Copyright © 2018 Albuquerque Journal
SANTA FE – Finding the right medicine to ensure the future financial health of New Mexico’s two large public retirement systems could be a top priority for state lawmakers in the next several years – if not sooner – after pension concerns prompted a recent downgrade of the state’s credit rating.
But New Mexico gubernatorial candidates Michelle Lujan Grisham and Steve Pearce have different ideas on how to shore up the state’s pension funds, which combined cover roughly 110,000 active employees and nearly 90,000 retirees.
Lujan Grisham, a Democrat, says she would oppose cuts to benefits, including any reduction in the annual inflation-related pension adjustments that retired state workers and teachers receive.
“She does not believe that New Mexico needs to eliminate our defined benefit system for current or future educators and state employees and opposes any reduction in cost-of-living adjustments,” Lujan Grisham campaign spokesman James Hallinan said.
In contrast, Pearce, a Republican who will face Lujan Grisham in the November general election, said pension benefits and eligibility guidelines for those nearing retirement should be left alone, but said workers near the start of their careers should expect changes.
That could include having to pay more money into their retirement accounts to maintain current benefit levels. He also suggested possible changes that could make the pension funds function more like the retirement systems used by many private companies.
“Pensions in the private sector transformed significantly over 20 years ago,” Pearce told the Journal. “Government pensions have stayed generous and lagged many changes. At a minimum, new employees coming into the government workforce are going to have a very different system. Employees many years away from retirement are going to have to see significant changes.”
Meanwhile, he also said elected officials – including the state’s 112 legislators – should no longer participate in the state’s retirement system. Lawmakers can now participate in one of more than 30 plans operated by the Public Employees Retirement Association.
“All elected officials should exit the pension system immediately, and their elected service should not support or contribute in any way to pension benefits,” Pearce said. “This won’t solve the crisis, but it is a sign of both sharing the pain and leadership.”
New Mexico’s two retirement systems’ unfunded liabilities have increased in recent years, as 2013 solvency fixes aimed at shoring up the PERA and the Educational Retirement Board have not been as effective as intended.

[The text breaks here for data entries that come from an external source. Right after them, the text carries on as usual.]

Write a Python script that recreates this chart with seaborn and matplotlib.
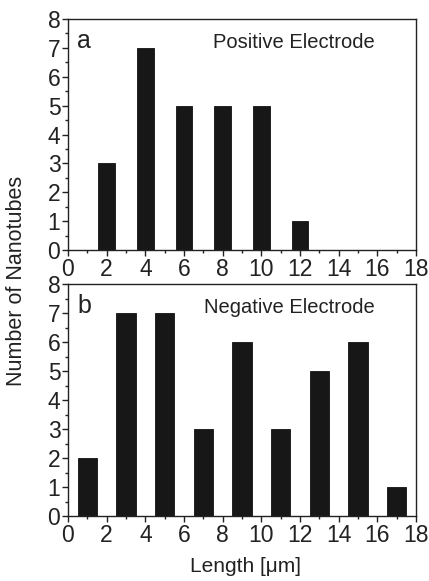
import seaborn as sns
import pandas as pd
import matplotlib.pyplot as plt
from matplotlib.ticker import MultipleLocator

# panel a: positive electrode
pos_length = [2, 4, 6, 8, 10, 12]
pos_count = [3, 7, 5, 5, 5, 1]
# panel b: negative electrode
neg_length = [1, 3, 5, 7, 9, 11, 13, 15, 17]
neg_count = [2, 7, 7, 3, 6, 3, 5, 6, 1]

sns.set_style("ticks")
plt.rcParams["font.family"] = ["Liberation Sans", "DejaVu Sans"]
plt.rcParams["text.color"] = "#222222"

W, H = 429, 581
fig = plt.figure(figsize=(W / 100, H / 100), dpi=100)
ax1 = fig.add_axes([68 / W, 1 - 250 / H, 348 / W, 231 / H])
ax2 = fig.add_axes([68 / W, 1 - 516 / H, 348 / W, 232 / H])

pos_df = pd.DataFrame({"length": pos_length, "count": pos_count})
neg_df = pd.DataFrame({"length": neg_length, "count": neg_count})

sns.barplot(data=pos_df, x="length", y="count", native_scale=True, width=0.43,
            color="#171717", saturation=1, edgecolor="#111111", linewidth=0.6, ax=ax1)
sns.barplot(data=neg_df, x="length", y="count", native_scale=True, width=0.5,
            color="#171717", saturation=1, edgecolor="#111111", linewidth=0.6, ax=ax2)

for ax in (ax1, ax2):
    ax.set_xlim(0, 18)
    ax.set_ylim(0, 8)
    ax.xaxis.set_major_locator(MultipleLocator(2))
    ax.xaxis.set_minor_locator(MultipleLocator(1))
    ax.yaxis.set_major_locator(MultipleLocator(1))
    ax.yaxis.set_minor_locator(MultipleLocator(0.5))
    ax.tick_params(which="major", direction="out", length=4.5, width=1,
                   labelsize=16.5, colors="#222222", pad=1)
    ax.tick_params(which="minor", direction="out", length=2.5, width=1, colors="#222222")
    ax.tick_params(top=False, right=False, which="both")
    for s in ax.spines.values():
        s.set_visible(True)
        s.set_linewidth(1)
        s.set_color("#222222")
    ax.set_xlabel("")
    ax.set_ylabel("")

fig.text(77 / W, 1 - 48 / H, "a", fontsize=18, va="baseline")
fig.text(213 / W, 1 - 48 / H, "Positive Electrode", fontsize=14.5, va="baseline")
fig.text(77 / W, 1 - 313 / H, "b", fontsize=18, va="baseline")
fig.text(204 / W, 1 - 313 / H, "Negative Electrode", fontsize=14.5, va="baseline")

fig.text(245 / W, 1 - 572 / H, "Length [μm]", fontsize=15, color="#222222",
         ha="center", va="baseline")
fig.text(17 / W, 1 - 281 / H, "Number of Nanotubes", rotation=90, fontsize=15.5,
         color="#222222", ha="center", va="center")

fig.savefig("out.png", dpi=100)
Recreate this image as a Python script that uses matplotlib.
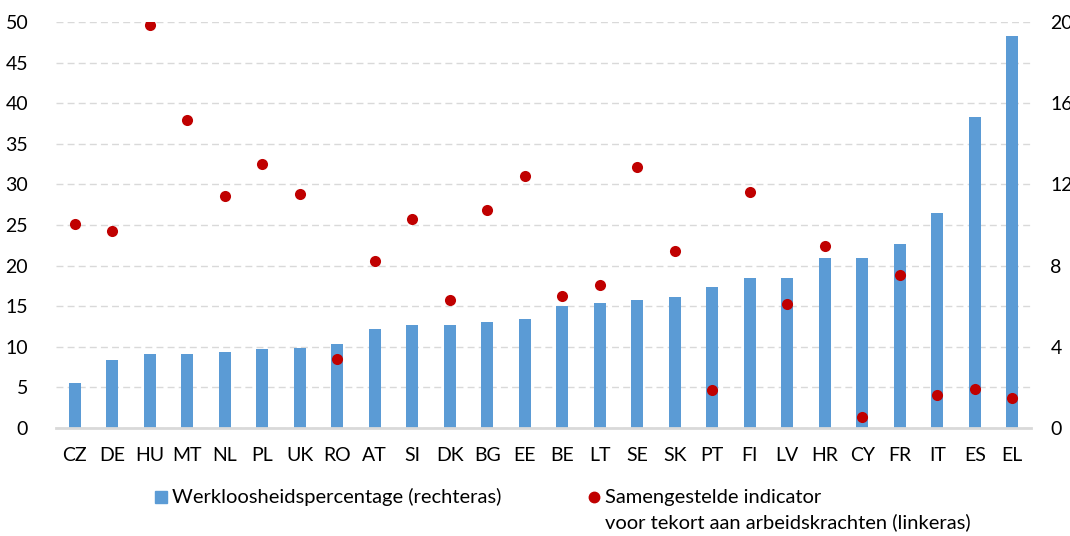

Although the pension funds are set up differently, both rely on investment returns to offset the difference between incoming contributions and retirement benefits paid, and both have recently reduced their investment assumptions, partly because of volatile market conditions.
Combined, the state’s two large retirement systems had unfunded liabilities of roughly $12.5 billion as of June 2017. Unfunded liabilities represent the difference between current assets on hand and future retirement benefits owed, and both pension funds’ liabilities have increased in recent years.
The educator retirement system, which has more than 59,000 active employees and roughly 47,000 retirees, was only 62.9 percent funded as of last year and was not projected to become 100 percent funded until 2078.
The state employee pension fund, which also covers State Police, firefighters, judges and more, had about 50,000 active members and 40,000 retirees as of last year. PERA’s funded ratio at the time was 74.5 percent, but its board’s recent vote to lower the pension fund’s annual investment assumption to 7.25 percent – from an average of 7.5 percent – could mean an infinite projected time period to pay off its liabilities.
Concerns over New Mexico’s pension liabilities and deeply rooted economic challenges prompted Moody’s Investors Service, a national credit rating agency, to downgrade the state’s bond rating in June.
Even before that action, board members for both of the retirement systems had begun studying possible changes aimed at improving the pension funds’ financial footing. Proposals from both pension funds are expected to be presented to an interim legislative committee later this year.
Whoever is elected governor will take office in January, just weeks before the start of a 60-day legislative session.
Some lawmakers have said shoring up the pension funds should be on the Legislature’s to-do list for next year’s session, along with coming up with a plan in response to a judge’s landmark ruling about education funding levels.
There could also be some overlap between the two issues, as both Lujan Grisham and Pearce have criticized the handling of public schools by Gov. Susana Martinez’s administration.
Lujan Grisham, a three-term congresswoman from Albuquerque who is also a former state Cabinet secretary, has called for an increase in teacher pay and suggested that trimming retirement benefits would go against that goal.
“It is critical that we continue to retain and recruit quality educators, and cutting current and future benefits is not the way to do that,” Hallinan told the Journal.
He also said the pension funds’ fiscal condition was partly due to the state’s economic struggles during Martinez’s tenure.
Pearce, who is giving up his southern New Mexico-based congressional seat to run for governor, has joined Democrats in criticizing the Martinez administration’s handling of public schools.
Like Lujan Grisham, he suggested teachers should not be stuck with higher required retirement contributions, saying, “We cannot look to them to shoulder this burden and still attract the quality teachers we need.”
Pearce also said some of an expected budget surplus – due to a surge in oil production in southeastern New Mexico – should be earmarked for pension-related legislation.